Recently work has been included in the United States Department of State Art in Embassies Program, exhibits at the Textile Museum in Washington, DC, the American Craft Museum in New York, the invitational Triennial of Tapestry in Lodz, Poland, from Lausanne to Beijing (twice), Houses for Nomads (a solo exhibit at the Janina Monkute-Marks Museum in Lithuania), an exhibition at the Mingei International Museum in Balboa Park in San Diego. His work is in the permanent collections of the Mingei, the San Jose Museum of Quilts and Textiles, the Ventura County Museum of Art, the Racine Art Museum and The Art Institute of Chicago.
I’ve picked this less than common medium of art, having been drawn to the possibilities of relationships between subliminal texture and the interaction of light and color.

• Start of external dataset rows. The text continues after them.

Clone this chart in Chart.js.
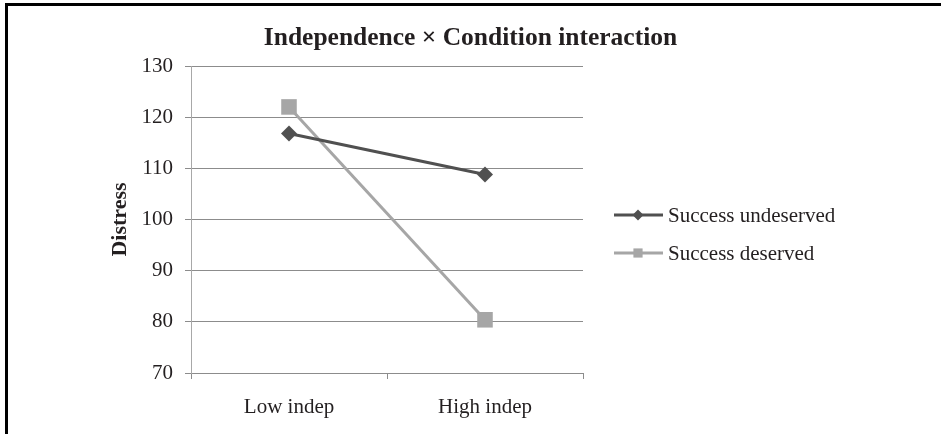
<!DOCTYPE html>
<html>
<head>
<meta charset="utf-8">
<script src="https://cdn.jsdelivr.net/npm/chart.js@4"></script>
<style>
  html, body { margin: 0; padding: 0; background: #fff; }
  #wrap { width: 941px; height: 434px; }
</style>
</head>
<body>
<div id="wrap"><canvas id="interactionChart" width="941" height="434"></canvas></div>
<script>
const categories = ['Low indep', 'High indep'];
const seriesNames = ['Success undeserved', 'Success deserved'];
const undeservedValues = [116.8, 108.8];
const deservedValues = [122.0, 80.4];
const yTicks = [70, 80, 90, 100, 110, 120, 130];
const chartTitle = 'Independence \u00d7 Condition interaction';
const yTitle = 'Distress';

const serif = "'Liberation Serif', 'Times New Roman', serif";
const textColor = '#231f20';

// black frame on top and left, like the scanned figure
const framePlugin = {
    id: 'frame',
    beforeDraw(chart) {
        const ctx = chart.ctx;
        ctx.save();
        ctx.fillStyle = '#000';
        ctx.fillRect(5, 3, chart.width - 5, 3);
        ctx.fillRect(5, 3, 3, chart.height - 3);
        ctx.restore();
    }
};

// title centred on the whole figure
const titlePlugin = {
    id: 'centredTitle',
    afterDraw(chart) {
        const ctx = chart.ctx;
        ctx.save();
        ctx.font = 'bold 25.5px ' + serif;
        ctx.fillStyle = textColor;
        ctx.textAlign = 'center';
        ctx.textBaseline = 'middle';
        ctx.fillText(chartTitle, chart.width / 2, 38);
        ctx.restore();
    }
};

// legend with line + marker, drawn to the right of the plot
const legendPlugin = {
    id: 'lineLegend',
    afterDraw(chart) {
        const ctx = chart.ctx;
        const rows = [215, 253];
        ctx.save();
        chart.data.datasets.forEach((ds, i) => {
            const y = rows[i];
            ctx.strokeStyle = ds.borderColor;
            ctx.lineWidth = 3;
            ctx.beginPath();
            ctx.moveTo(614, y);
            ctx.lineTo(663, y);
            ctx.stroke();
            ctx.fillStyle = ds.pointBackgroundColor;
            ctx.strokeStyle = ds.pointBorderColor;
            Chart.helpers.drawPoint(ctx, {
                pointStyle: ds.pointStyle,
                radius: ds.legendRadius,
                rotation: 0,
                borderWidth: 0
            }, 638, y);
            ctx.font = '21px ' + serif;
            ctx.fillStyle = textColor;
            ctx.textAlign = 'left';
            ctx.textBaseline = 'middle';
            ctx.fillText(ds.label, 668, y + 1);
        });
        ctx.restore();
    }
};

const ctx = document.getElementById('interactionChart').getContext('2d');
new Chart(ctx, {
    type: 'line',
    data: {
        labels: categories,
        datasets: [{
            label: seriesNames[0],
            data: undeservedValues,
            borderColor: '#505050',
            backgroundColor: '#505050',
            pointBackgroundColor: '#505050',
            pointBorderColor: '#505050',
            pointStyle: 'rectRot',
            pointRadius: 8,
            pointBorderWidth: 0,
            legendRadius: 5.5,
            borderWidth: 3,
            fill: false,
            tension: 0
        }, {
            label: seriesNames[1],
            data: deservedValues,
            borderColor: '#a6a6a6',
            backgroundColor: '#a6a6a6',
            pointBackgroundColor: '#a6a6a6',
            pointBorderColor: '#a6a6a6',
            pointStyle: 'rect',
            pointRadius: 11,
            pointBorderWidth: 0,
            legendRadius: 6.5,
            borderWidth: 3,
            fill: false,
            tension: 0
        }]
    },
    options: {
        responsive: false,
        animation: false,
        devicePixelRatio: 1,
        layout: {
            padding: { left: 100, right: 358, top: 66, bottom: 0 }
        },
        scales: {
            x: {
                offset: true,
                afterFit: scale => {
                    scale.height = 61;
                },
                grid: {
                    offset: true,
                    drawOnChartArea: false,
                    drawTicks: true,
                    tickLength: 6,
                    color: '#8c8c8c'
                },
                border: { color: '#8c8c8c' },
                ticks: {
                    color: textColor,
                    padding: 16,
                    maxRotation: 0,
                    font: { family: serif, size: 21 }
                }
            },
            y: {
                min: 70,
                max: 130,
                afterBuildTicks: scale => {
                    scale.ticks = yTicks.map(v => ({ value: v }));
                },
                afterFit: scale => {
                    scale.width = 91;
                },
                grid: {
                    color: '#8c8c8c',
                    drawTicks: true,
                    tickLength: 6
                },
                border: { color: '#a8a8a8' },
                ticks: {
                    color: textColor,
                    padding: 12,
                    font: { family: serif, size: 21 }
                },
                title: {
                    display: true,
                    text: yTitle,
                    color: textColor,
                    padding: { top: 7, bottom: 0 },
                    font: { family: serif, size: 22, weight: 'bold' }
                }
            }
        },
        plugins: {
            legend: { display: false },
            title: { display: false },
            tooltip: { enabled: false }
        }
    },
    plugins: [framePlugin, titlePlugin, legendPlugin]
});
</script>
</body>
</html>
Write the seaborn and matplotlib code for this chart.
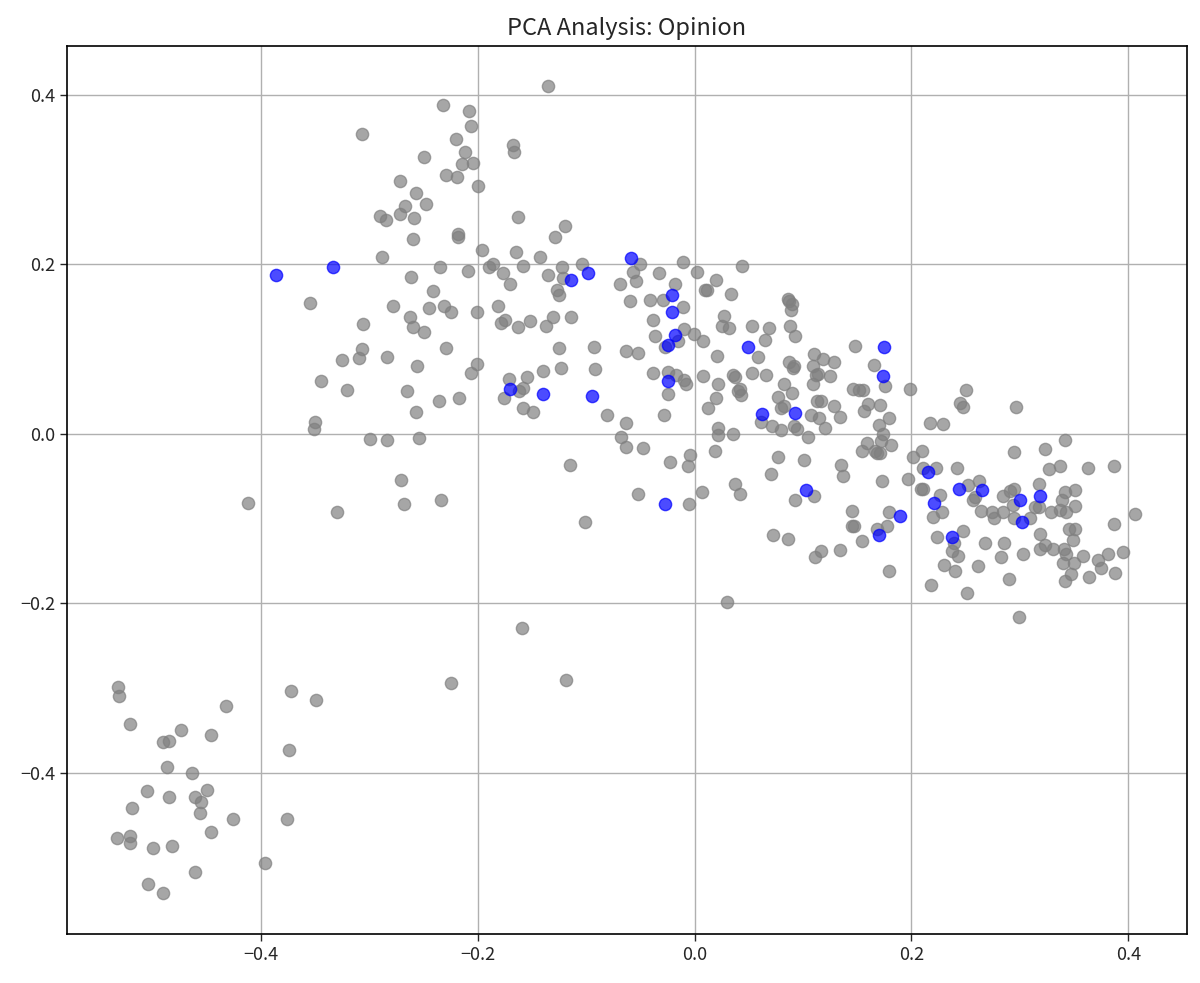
import matplotlib
matplotlib.use("Agg")
import matplotlib.pyplot as plt
import seaborn as sns
import pandas as pd

# Gray (other) points
gray_x = [
 -0.232,-0.307,-0.250,-0.229,-0.272,-0.257,-0.248,-0.267,-0.290,-0.285,-0.272,-0.259,-0.260,-0.288,-0.235,-0.262,-0.241,-0.355,-0.278,-0.263,
 -0.245,-0.231,-0.260,-0.250,-0.306,-0.307,-0.310,-0.325,-0.284,-0.256,-0.229,-0.345,-0.321,-0.265,-0.236,-0.257,-0.350,-0.351,-0.299,-0.284,
 -0.254,-0.271,-0.412,-0.330,-0.268,-0.234,
 -0.532,-0.531,-0.521,-0.432,-0.474,-0.490,-0.485,-0.446,-0.487,-0.464,-0.505,-0.485,-0.461,-0.455,-0.450,-0.519,-0.456,-0.426,-0.446,-0.533,
 -0.521,-0.521,-0.500,-0.482,-0.461,-0.504,-0.490,-0.396,-0.372,-0.349,-0.374,-0.376,-0.225,
 -0.135,-0.208,-0.206,-0.220,-0.168,-0.167,-0.212,-0.215,-0.204,-0.219,-0.200,-0.163,-0.120,-0.129,-0.218,-0.218,-0.196,-0.165,-0.143,-0.209,
 -0.190,-0.186,-0.177,-0.158,-0.170,-0.135,-0.122,-0.121,-0.127,-0.125,-0.104,-0.050,-0.057,-0.054,-0.069,-0.033,-0.011,0.002,0.020,0.010,
 0.011,0.034,0.044,-0.018,-0.029,-0.041,-0.060,-0.011,-0.038,-0.010,-0.001,0.008,-0.015,-0.027,-0.037,0.021,0.027,0.025,0.032,0.053,
 0.069,0.065,0.058,0.086,0.087,0.090,0.089,0.088,0.093,0.110,0.109,0.087,0.092,0.091,0.112,0.109,0.113,0.107,0.094,0.092,
 0.105,0.101,0.093,0.110,0.070,0.077,0.080,0.071,0.077,0.080,0.082,0.082,0.090,0.061,0.066,0.053,0.035,0.037,0.022,0.008,
 0.020,0.012,0.042,0.043,0.040,0.022,0.022,0.035,0.019,-0.004,-0.006,-0.023,0.037,0.042,0.007,-0.005,-0.052,-0.048,-0.063,-0.068,
 -0.063,-0.081,-0.028,-0.025,-0.038,-0.025,-0.017,-0.010,-0.008,-0.092,-0.093,-0.063,-0.052,-0.114,-0.125,-0.123,-0.140,-0.131,-0.137,-0.152,
 -0.163,-0.175,-0.179,-0.181,-0.201,-0.225,-0.201,-0.206,-0.217,-0.171,-0.155,-0.158,-0.162,-0.176,-0.158,-0.149,-0.115,
 0.148,0.118,0.129,0.114,0.125,0.165,0.176,0.146,0.152,0.155,0.199,0.117,0.129,0.134,0.115,0.120,0.160,0.171,0.156,0.179,
 0.170,0.174,0.172,0.159,0.181,0.154,0.166,0.171,0.168,0.217,0.229,0.250,0.245,0.248,0.296,0.201,0.210,0.197,0.211,0.223,
 0.242,0.209,0.211,0.226,0.228,0.220,0.252,0.262,0.257,0.259,0.264,0.274,0.276,0.284,0.284,0.291,0.295,0.294,0.295,0.309,
 0.295,0.323,0.342,0.327,0.337,0.363,0.387,0.318,0.314,0.318,0.329,0.337,0.343,0.339,0.342,0.351,0.351,0.406,0.387,0.319,
 0.323,0.319,0.331,0.345,0.351,0.349,0.341,0.343,0.340,0.350,0.358,0.347,0.342,0.364,0.372,0.375,0.381,0.395,0.388,0.285,
 0.268,0.283,0.303,0.290,0.261,0.251,0.299,0.248,0.239,0.237,0.243,0.230,0.240,0.224,0.218,0.179,0.177,0.168,0.145,0.145,
 0.147,0.154,0.134,0.117,0.111,0.179,0.135,0.137,0.173,
 -0.101,0.072,0.086,0.030,-0.159,-0.119,
]
gray_y = [
 0.388,0.354,0.326,0.305,0.298,0.284,0.271,0.269,0.257,0.252,0.259,0.254,0.229,0.208,0.196,0.185,0.168,0.154,0.150,0.138,
 0.148,0.150,0.126,0.120,0.129,0.100,0.089,0.087,0.090,0.080,0.101,0.062,0.052,0.050,0.039,0.025,0.014,0.006,-0.006,-0.007,
 -0.005,-0.055,-0.082,-0.092,-0.083,-0.078,
 -0.299,-0.310,-0.342,-0.321,-0.349,-0.364,-0.362,-0.356,-0.393,-0.400,-0.422,-0.429,-0.429,-0.434,-0.420,-0.442,-0.448,-0.455,-0.470,-0.477,
 -0.475,-0.483,-0.489,-0.486,-0.517,-0.531,-0.542,-0.507,-0.304,-0.314,-0.373,-0.454,-0.294,
 0.410,0.380,0.363,0.348,0.341,0.332,0.332,0.318,0.319,0.303,0.292,0.256,0.245,0.232,0.236,0.232,0.217,0.214,0.208,0.192,
 0.196,0.200,0.189,0.198,0.176,0.187,0.197,0.183,0.170,0.164,0.200,0.200,0.191,0.180,0.177,0.189,0.203,0.191,0.181,0.169,
 0.170,0.165,0.198,0.176,0.158,0.158,0.157,0.149,0.134,0.124,0.117,0.109,0.109,0.102,0.115,0.091,0.139,0.127,0.125,0.127,
 0.125,0.111,0.090,0.159,0.156,0.153,0.146,0.127,0.115,0.094,0.080,0.084,0.080,0.078,0.069,0.058,0.039,0.022,0.005,0.009,
 -0.004,-0.031,-0.078,-0.074,-0.048,-0.027,0.004,0.009,0.043,0.030,0.033,0.058,0.048,0.014,0.069,0.071,0.069,0.067,0.059,0.068,
 0.042,0.030,0.053,0.046,0.050,0.007,-0.002,0.000,-0.020,-0.025,-0.038,-0.033,-0.059,-0.071,-0.069,-0.083,-0.071,-0.017,-0.016,-0.004,
 0.012,0.022,0.022,0.047,0.072,0.073,0.069,0.063,0.058,0.076,0.102,0.097,0.095,0.137,0.101,0.077,0.074,0.137,0.127,0.133,
 0.126,0.134,0.130,0.151,0.144,0.143,0.082,0.071,0.042,0.064,0.067,0.054,0.050,0.042,0.030,0.026,-0.037,
 0.103,0.088,0.084,0.070,0.068,0.081,0.056,0.053,0.051,0.051,0.053,0.038,0.033,0.020,0.018,0.007,0.035,0.034,0.027,0.018,
 0.010,-0.001,-0.009,-0.011,-0.013,-0.020,-0.020,-0.023,-0.023,0.013,0.011,0.051,0.036,0.031,0.031,-0.027,-0.021,-0.054,-0.040,-0.040,
 -0.040,-0.065,-0.065,-0.072,-0.092,-0.098,-0.060,-0.056,-0.078,-0.075,-0.091,-0.093,-0.099,-0.093,-0.074,-0.068,-0.065,-0.084,-0.100,-0.099,
 -0.022,-0.018,-0.008,-0.042,-0.038,-0.040,-0.038,-0.059,-0.087,-0.087,-0.093,-0.090,-0.092,-0.078,-0.069,-0.066,-0.085,-0.095,-0.106,-0.118,
 -0.131,-0.136,-0.136,-0.113,-0.113,-0.125,-0.136,-0.142,-0.152,-0.152,-0.144,-0.166,-0.174,-0.169,-0.149,-0.159,-0.142,-0.140,-0.164,-0.129,
 -0.129,-0.145,-0.142,-0.171,-0.156,-0.188,-0.216,-0.115,-0.129,-0.139,-0.144,-0.155,-0.162,-0.122,-0.178,-0.093,-0.109,-0.113,-0.091,-0.109,
 -0.109,-0.127,-0.137,-0.138,-0.145,-0.162,-0.037,-0.050,-0.056,
 -0.104,-0.120,-0.124,-0.198,-0.229,-0.291,
]

# Blue (highlighted) points
blue_x = [-0.386,-0.334,
 -0.114,-0.098,-0.059,-0.021,-0.021,-0.018,-0.025,0.049,0.093,0.103,0.062,-0.027,-0.025,-0.095,-0.140,-0.170,
 0.175,0.174,0.215,0.221,0.244,0.265,0.300,0.302,0.319,0.237,0.189,0.170]
blue_y = [0.187,0.197,
 0.181,0.190,0.207,0.163,0.144,0.116,0.104,0.102,0.024,-0.066,0.023,-0.083,0.062,0.044,0.047,0.053,
 0.102,0.068,-0.045,-0.082,-0.065,-0.067,-0.078,-0.104,-0.074,-0.122,-0.097,-0.120]

title = "PCA Analysis: Opinion"

sns.set_style("white")
plt.rcParams['font.family'] = ['Noto Sans CJK JP', 'DejaVu Sans']
plt.rcParams['axes.edgecolor'] = 'black'

gray_df = pd.DataFrame({"x": gray_x, "y": gray_y})
blue_df = pd.DataFrame({"x": blue_x, "y": blue_y})

fig, ax = plt.subplots(figsize=(12, 9.83), dpi=100)
fig.subplots_adjust(left=0.0558, right=0.989, top=0.953, bottom=0.050)

sns.scatterplot(data=gray_df, x="x", y="y", ax=ax, color="gray", alpha=0.7,
                s=78, edgecolor="face", linewidth=1)
sns.scatterplot(data=blue_df, x="x", y="y", ax=ax, color="blue", alpha=0.7,
                s=78, edgecolor="face", linewidth=1)

ax.set_xlim(-0.579, 0.454)
ax.set_ylim(-0.590, 0.457)
ax.set_xticks([-0.4, -0.2, 0.0, 0.2, 0.4])
ax.set_yticks([-0.4, -0.2, 0.0, 0.2, 0.4])
ax.grid(True, color="#b0b0b0", linewidth=1)
ax.set_axisbelow(True)
ax.set_xlabel("")
ax.set_ylabel("")
ax.set_title(title, fontsize=17, pad=8)
ax.tick_params(axis="both", labelsize=13, length=5, width=1, direction="out", bottom=True, left=True)
for sp in ax.spines.values():
    sp.set_color("black")
    sp.set_linewidth(1.2)

fig.savefig("out.png", dpi=100)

Work over the years have addressed the impact of human and natural causes on the homes and lives of people. These include houses that disappear into the sands of war, are filled with rising flood waters or simply vanish as the natural consequence of time. The most recent work addresses how simple shapes can convey meaning: lines become text, squares become faces or an invented language of undeciphered glyphs.
Yet, without the foreknowledge of what is behind these images, the works stand as objects of quiet beauty: begun with white yarns of wool, silk, linen and other fibers, I add my own dyes to achieve colors not available in commercially dyed materials. Like a painter, I mix my own colors to create something new.